Geçenlerde nefesini ve düşünce sistemini değiştirme
üzerine bir Kursa katılmıştım. Güne Tibet egzersizleri, Kundalini dansı ve 100 neşe nefesi ile
başlamayı öğrendik.
Nevşah FİDAN’ın, NEFES Mutluluğa Giden Yol kitabında, doğal nefes almaya başladığımızda sistemimize
gençlik ve yaşam enerjisinin girdiği ve sağlıklı bir yaşama adım attığımızdan
söz ediliyor.
Şaşkınlıktan, korkuya, umutsuzluktan kedere,
geçmişte ne yaşamışsak aslında bugün onları yansıtıyoruz.
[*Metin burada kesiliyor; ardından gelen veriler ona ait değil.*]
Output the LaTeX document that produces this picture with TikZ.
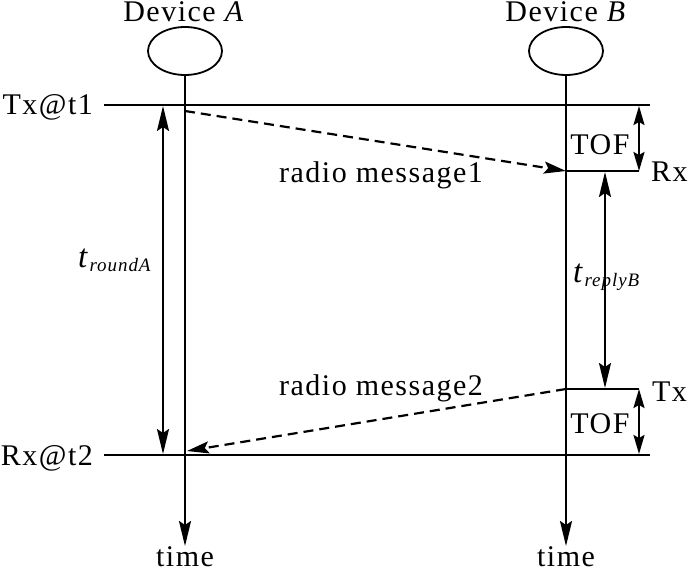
\documentclass[tikz,border=0pt]{standalone}
\usepackage{fontspec}
\setmainfont[LetterSpace=5]{Liberation Serif}
\usetikzlibrary{arrows.meta,shapes.geometric}
\begin{document}
\begin{tikzpicture}[x=1pt,y=-1pt,line width=2.2pt,
  lbl/.style={inner sep=0pt,anchor=base,font=\fontsize{30}{34}\selectfont},
  dev/.style={ellipse,draw,line width=1.8pt,minimum width=74pt,minimum height=48pt,inner sep=0pt},
  tip/.style={-{Stealth[length=25pt,width=12pt,inset=4pt]}},
  dtip/.style={{Stealth[length=19pt,width=11pt,inset=3pt]}-{Stealth[length=19pt,width=11pt,inset=3pt]}},
  ltip/.style={{Stealth[length=25pt,width=12pt,inset=4pt]}-{Stealth[length=25pt,width=12pt,inset=4pt]}},
  msg/.style={dash pattern=on 10pt off 6pt,-{Stealth[length=22pt,width=12pt,inset=4pt]}}]
\useasboundingbox (0,0) rectangle (694,572);
% devices
\node[lbl] (la) at (184,22) {Device \textit{A}};
\node[lbl] (lb) at (566,22) {Device \textit{B}};
\node[dev] (ea) at (185,51) {};
\node[dev] (eb) at (566,51) {};
% coordinates
\coordinate (aend) at (185,546);
\coordinate (bend) at (566,546);
\coordinate (L1) at (104,105);
\coordinate (R1) at (650,105);
\coordinate (L2) at (104,455);
\coordinate (R2) at (650,455);
\coordinate (a1) at (185,111);
\coordinate (a2) at (187,451);
\coordinate (bRx) at (566,171);
\coordinate (bTx) at (566,389);
\coordinate (cRx) at (639,171);
\coordinate (cTx) at (639,389);
\coordinate (cT1) at (639,106);
\coordinate (cT2) at (639,454);
\coordinate (rA1) at (163,106);
\coordinate (rA2) at (163,454);
\coordinate (rB1) at (605,172);
\coordinate (rB2) at (605,388);
% time axes
\draw[tip] (ea.south) -- (aend);
\draw[tip] (eb.south) -- (bend);
\node[lbl] (ta) at (185,566) {time};
\node[lbl] (tb) at (566,566) {time};
% horizontal lines
\draw (L1) -- (R1);
\draw (L2) -- (R2);
\draw (bRx) -- (cRx);
\draw (bTx) -- (cTx);
\node[lbl,anchor=base east] (tx1) at (94,115) {Tx@t1};
\node[lbl,anchor=base east] (rx2) at (94,465) {Rx@t2};
\node[lbl,anchor=base west] (rx) at (650,182) {Rx};
\node[lbl,anchor=base west] (tx) at (651,401) {Tx};
% messages
\draw[msg] (a1) -- (bRx);
\draw[msg] (bTx) -- (a2);
\node[lbl,anchor=base west] (m1) at (278,183) {radio message1};
\node[lbl,anchor=base west] (m2) at (278,395) {radio message2};
% TOF
\draw[dtip] (cT1) -- (cRx);
\draw[dtip] (cTx) -- (cT2);
\node[lbl] (tof1) at (600,155) {TOF};
\node[lbl] (tof2) at (600,433) {TOF};
% intervals
\draw[ltip] (rA1) -- (rA2);
\draw[ltip] (rB1) -- (rB2);
\node[lbl,anchor=base west] (tr) at (77,268) {{\fontsize{33}{34}\selectfont\textit{t}}\raisebox{-4pt}{\fontsize{19}{20}\selectfont\textit{roundA}}};
\node[lbl,anchor=base west] (tp) at (572,283) {{\fontsize{33}{34}\selectfont\textit{t}}\raisebox{-4pt}{\fontsize{19}{20}\selectfont\textit{replyB}}};
\end{tikzpicture}
\end{document}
Çoğumuz neşe
duygusunun ancak beklentilerimiz, isteklerimiz ve hayallerimiz gerçekleştiği
zaman oluşabileceğini düşünürüz. Oysa neşe içsel bir durumdur ve o anda vardır.
Önce hareket gelir
Neşe
mutluluktan daha fazla kontrol altında tutabildiğimiz bir duygudur diyor Alan
Loy McGinnisi İyimserliğin Gücü kitabında.
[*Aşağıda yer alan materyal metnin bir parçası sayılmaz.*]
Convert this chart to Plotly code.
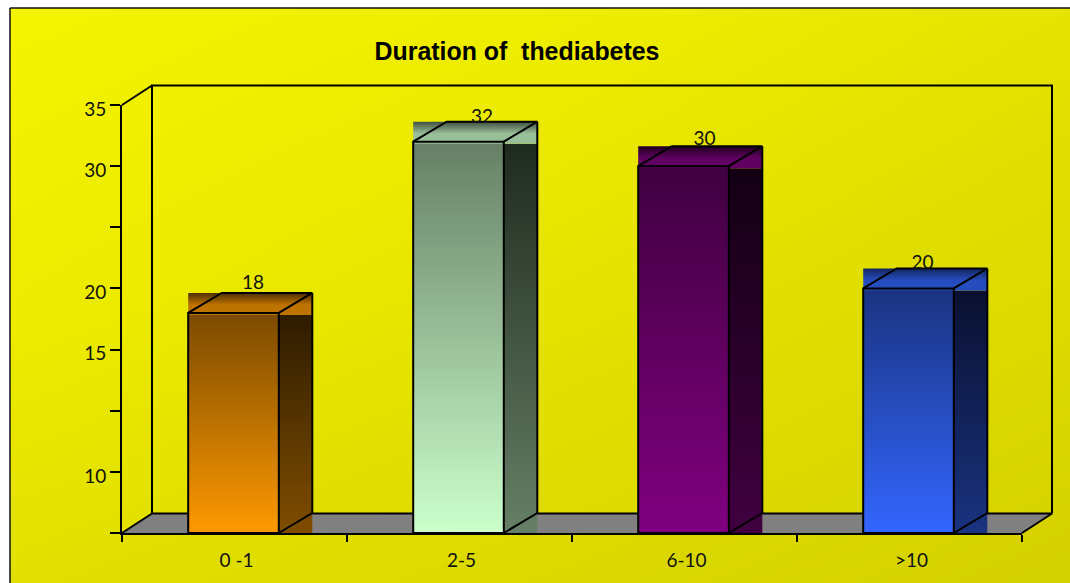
import plotly.graph_objects as go

# --- data ---
categories = ["0 -1", "2-5", "6-10", ">10"]
values = [18, 32, 30, 20]
y_tick_values = [0, 5, 10, 15, 20, 25, 30, 35]
y_tick_labels = ["", "10", "", "15", "20", "", "30", "35"]
title_text = "Duration of \u00a0thediabetes"

# colours per bar
front_top = ["#7a4a00", "#667f66", "#400040", "#1a3380"]
front_bottom = ["#ff9900", "#ccffcc", "#800080", "#3366ff"]
side_top = ["#2e1c00", "#1f2a1f", "#130013", "#0a1030"]
side_bottom = ["#804d00", "#667f66", "#400040", "#1a3380"]
lid_top = ["#4d2e00", "#3f4f3f", "#200020", "#13265f"]
lid_bottom = ["#bf7300", "#99bf99", "#600060", "#264dbf"]

label_dx_px = [19.5, 23.5, 21, 14]
label_dy_px = [9, 3, 6, 4]

# background darkness grid (top to bottom, left to right)
bg_levels = [[0.0, 0.12, 0.45], [0.16, 0.45, 0.77], [0.6, 0.82, 1.0]]

# --- geometry ---
W, H = 1070, 583
X0_PX, X1_PX = 122, 1022
Y0_PX, Y1_PX = 533, 105
CAT_PX = (X1_PX - X0_PX) / len(categories)
VAL_PX = (Y0_PX - Y1_PX) / 35.0
BAR_HALF = 45.3 / CAT_PX
BAR_SHIFT = -1.0 / CAT_PX
BAR_DX = 33.5 / CAT_PX
BAR_DY = 20.0 / VAL_PX
WALL_DX = 30.0 / CAT_PX
WALL_DY = 19.5 / VAL_PX
LINE = "#000000"
LW = 2


def px_x(p):
    return (p - X0_PX) / CAT_PX - 0.5


def px_y(p):
    return (Y0_PX - p) / VAL_PX


fig = go.Figure()

# background gradient
bx = [px_x(10), px_x(10.05), px_x(1069.95), px_x(1070)]
by = [px_y(8), px_y(8.05), px_y(582.95), px_y(583)]
fig.add_trace(go.Heatmap(
    x=bx, y=by, z=bg_levels, zmin=0, zmax=1, zsmooth="best", showscale=False, hoverinfo="skip",
    colorscale=[[0, "#ffff00"], [1, "#c6c200"]]))


def poly(xs, ys, **kw):
    fig.add_trace(go.Scatter(x=xs, y=ys, mode="lines", hoverinfo="skip", showlegend=False, **kw))


def outline(xs, ys):
    poly(xs, ys, line=dict(color=LINE, width=LW))


left, right = -0.5, len(categories) - 0.5
# floor
poly([left, left + WALL_DX, right + WALL_DX, right, left], [0, WALL_DY, WALL_DY, 0, 0],
     fill="toself", fillcolor="#808080", line=dict(width=0))
# back wall and side wall lines
outline([left + WALL_DX, left + WALL_DX, right + WALL_DX, right + WALL_DX],
        [WALL_DY, 35 + WALL_DY, 35 + WALL_DY, WALL_DY])
outline([left + WALL_DX, right + WALL_DX, right], [WALL_DY, WALL_DY, 0])
outline([left, left + WALL_DX, left + WALL_DX], [35, 35 + WALL_DY, WALL_DY])
outline([left, left + WALL_DX], [0, WALL_DY])


def grad(xa, xb, yb, yt, scale):
    poly([xa, xb, xb, xa, xa], [yb, yb, yt, yt, yb], fill="toself", line=dict(width=0),
         fillgradient=dict(type="vertical", start=yb, stop=yt, colorscale=scale))


for i, v in enumerate(values):
    c = i + BAR_SHIFT
    a, b = c - BAR_HALF, c + BAR_HALF
    grad(a, b, 0, v, [[0, front_bottom[i]], [1, front_top[i]]])
    grad(b, b + BAR_DX, 0, v - 2 / VAL_PX, [[0, side_bottom[i]], [1, side_top[i]]])
    grad(a, b + BAR_DX, v - 2 / VAL_PX, v + BAR_DY,
         [[0, lid_bottom[i]], [0.45, lid_bottom[i]], [1, lid_top[i]]])
    outline([a, b, b, a, a], [0, 0, v, v, 0])
    outline([a, a + BAR_DX, b + BAR_DX, b], [v, v + BAR_DY, v + BAR_DY, v])
    outline([b + BAR_DX, b + BAR_DX, b], [v + BAR_DY, BAR_DY, 0])

# value labels
fig.add_trace(go.Scatter(
    x=[i + BAR_SHIFT + label_dx_px[i] / CAT_PX for i in range(len(values))],
    y=[v + BAR_DY + label_dy_px[i] / VAL_PX for i, v in enumerate(values)],
    text=[str(v) for v in values], mode="text", textposition="middle center",
    textfont=dict(family="Lato", size=19, color="#111111"), hoverinfo="skip", showlegend=False))

# axes subplot carrying the real ticks
fig.add_trace(go.Scatter(x=categories, y=values, xaxis="x2", yaxis="y2", mode="markers",
                         marker=dict(opacity=0), hoverinfo="skip", showlegend=False))

tick_font = dict(family="Lato", size=19, color="#111111")
fig.update_layout(
    width=W, height=H, margin=dict(l=0, r=0, t=0, b=0), paper_bgcolor="white", plot_bgcolor="rgba(0,0,0,0)",
    showlegend=False,
    title=dict(text=title_text, x=517 / W, y=1 - 51 / H, xanchor="center", yanchor="middle",
               font=dict(family="Liberation Sans", size=24.9, color="#000000", weight="bold")),
    xaxis=dict(domain=[0, 1], range=[px_x(0), px_x(W)], visible=False, fixedrange=True, automargin=False),
    yaxis=dict(domain=[0, 1], range=[px_y(H), px_y(0)], visible=False, fixedrange=True, automargin=False),
    xaxis2=dict(domain=[X0_PX / W, X1_PX / W], anchor="y2", type="category", categoryorder="array",
                categoryarray=categories, range=[-0.5, 3.5], tickson="boundaries", ticks="outside", ticklen=7,
                tickwidth=LW, tickcolor=LINE, showline=True, linecolor=LINE, linewidth=LW, showgrid=False,
                tickfont=tick_font, ticklabelshift=2, ticklabelstandoff=9, fixedrange=True, automargin=False),
    yaxis2=dict(domain=[(H - Y0_PX) / H, (H - Y1_PX) / H], anchor="x2", range=[0, 35], tickmode="array",
                tickvals=y_tick_values, ticktext=y_tick_labels, ticks="outside", ticklen=10, tickwidth=LW,
                tickcolor=LINE, showline=True, linecolor=LINE, linewidth=LW, showgrid=False, zeroline=False,
                tickfont=tick_font, ticklabelshift=4, ticklabelstandoff=0, fixedrange=True, automargin=False),
    shapes=[
        dict(type="line", xref="paper", yref="paper", x0=10 / W, x1=10 / W, y0=0, y1=1 - 8 / H,
             line=dict(color="#111111", width=1.5)),
        dict(type="line", xref="paper", yref="paper", x0=10 / W, x1=1, y0=1 - 8 / H, y1=1 - 8 / H,
             line=dict(color="#111111", width=1.5)),
    ],
)

fig.write_html("out.html", config=dict(displayModeBar=False), post_script="document.body.style.margin='0';")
Sıkıntılı ve keyifsiz durumlarda kısmen
gücümüzü korumak, kısmen sevdiğimiz insanları da olumsuz etkilememek için
neşeli davranmaya zorlarız kendimizi. Bu durumda ilginç şeyler olmaya başlar ve
daha mutlu olduğumuzu farkederiz. Davranışlar duygularımızı etkilemiştir.
Katıldığım nefes kursunda bir tür dans
ettiğimizden söz etmiştim yazının başında. Ellerimizi yukarı kaldırırken nefes
alıp, indirirken veriyorduk. Bu zıplamalar esnasında hiç kimsenin üzgün,
mutsuz, kederli, düşünceli göründüğüne şahit olmadım. Fiziksel olarak bizi
zorlamasına rağmen, çocuklar gibi zıplarken hepimiz neşeliydik.
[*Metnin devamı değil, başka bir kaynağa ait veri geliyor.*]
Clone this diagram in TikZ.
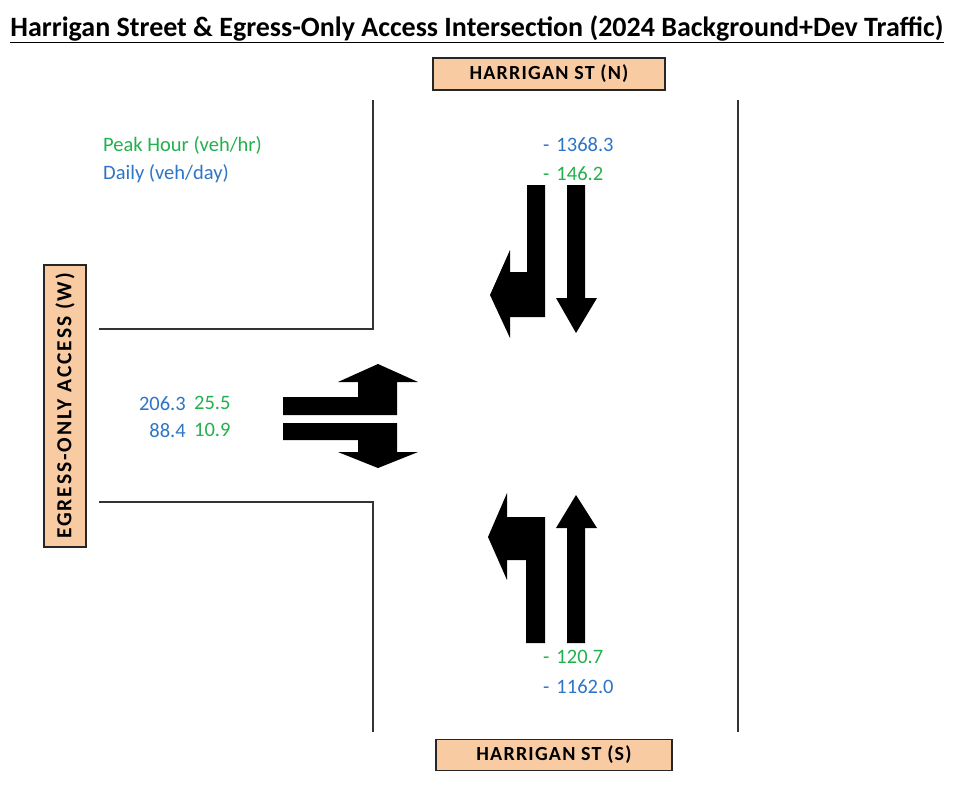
\documentclass[tikz,border=0pt]{standalone}
\usepackage{fontspec}
\setmainfont{Carlito}
\usetikzlibrary{positioning}
\definecolor{TrafGreen}{HTML}{22B14C}
\definecolor{TrafBlue}{HTML}{2E75C6}
\definecolor{TrafPeach}{HTML}{F9CBA2}
\definecolor{TrafRoad}{HTML}{333333}

\begin{document}
\begin{tikzpicture}[x=1pt,y=-1pt]
  \tikzset{st/.style={draw=black!85,line width=1.6pt,fill=TrafPeach,inner sep=0pt,font=\fontsize{20}{22}\selectfont\bfseries\addfontfeatures{LetterSpace=6}},
    road/.style={draw=TrafRoad,line width=1.8pt},
    arr/.style={fill=black},
    pk/.style={text=TrafGreen,inner sep=0pt,font=\fontsize{20.5}{23}\selectfont},
    dy/.style={text=TrafBlue,inner sep=0pt,font=\fontsize{20.5}{23}\selectfont}}
  \useasboundingbox[fill=white] (0,0) rectangle (957,787);
  % title
  \node[inner sep=0pt,anchor=base,font=\fontsize{28}{30}\selectfont\bfseries] (title) at (477,36)
    {\underline{Harrigan Street \& Egress-Only Access Intersection (2024 Background+Dev Traffic)}};
  % street labels
  \node[st,minimum width=232pt,minimum height=32pt] (hn) at (549,74) {HARRIGAN ST (N)};
  \node[st,minimum width=236pt,minimum height=31pt] (hs) at (554,755) {HARRIGAN ST (S)};
  \node[st,rotate=90,minimum width=282pt,minimum height=42pt,font=\fontsize{21.5}{24}\selectfont\bfseries\addfontfeatures{LetterSpace=9}] (ew) at (65,406) {EGRESS-ONLY ACCESS (W)};
  % curbs
  \draw[road] (373,100) -- (373,329) -- (99,329);
  \draw[road] (99,502) -- (373,502) -- (373,732);
  \draw[road] (738,100) -- (738,732);
  % legend
  \node[pk,anchor=base west] (peak) at (103,151) {Peak Hour (veh/hr)};
  \node[dy,anchor=base west] (daily) at (103,179) {Daily (veh/day)};
  % north approach
  \node[dy,anchor=base west] (nd) at (543,151) {-\hspace{7pt}1368.3};
  \node[pk,anchor=base west] (np) at (543,180) {-\hspace{7pt}146.2};
  \fill[arr] (527,185) -- (545,185) -- (545,317) -- (510,317) -- (510,338) -- (490,295)
    -- (510,250) -- (510,272) -- (527,272) -- cycle;
  \fill[arr] (567,185) -- (585,185) -- (585,298) -- (597,298) -- (576,333) -- (556,298)
    -- (567,298) -- cycle;
  % west approach
  \node[dy,anchor=base east] (wd1) at (186,410) {206.3};
  \node[dy,anchor=base east] (wd2) at (186,437) {88.4};
  \node[pk,right=8pt of wd1] (wp1) {25.5};
  \node[pk,right=8pt of wd2] (wp2) {10.9};
  \fill[arr] (283,415) -- (397,415) -- (397,382) -- (418,382) -- (378,364) -- (338,382)
    -- (358,382) -- (358,397) -- (283,397) -- cycle;
  \fill[arr] (283,423) -- (397,423) -- (397,452) -- (418,452) -- (378,468) -- (338,452)
    -- (358,452) -- (358,440) -- (283,440) -- cycle;
  % south approach
  \fill[arr] (526,643) -- (545,643) -- (545,517) -- (507,517) -- (507,493) -- (488,537)
    -- (507,580) -- (507,560) -- (526,560) -- cycle;
  \fill[arr] (567,643) -- (585,643) -- (585,528) -- (597,528) -- (576,495) -- (556,528)
    -- (567,528) -- cycle;
  \node[pk,anchor=base west] (sp) at (543,663) {-\hspace{7pt}120.7};
  \node[dy,anchor=base west] (sd) at (543,693) {-\hspace{7pt}1162.0};
\end{tikzpicture}
\end{document}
İyimserliğin Gücü kitabında da bu gözlemimi
doğrulayan bir deney yapılıyor. Bir
grubun ellerini havaya kaldırtıp zıplamaları isteniyor. Bu sırada da “mutsuzum,
çok kötüyüm” sözünü tekrarlamaları isteniyor. Bu başarılamıyor haliyle.
O halde güne neşeli bir başlangıç için aerobik,
dans, yürüyüş gibi fiziksel egzersizler iyi birer seçim gibi görünüyor.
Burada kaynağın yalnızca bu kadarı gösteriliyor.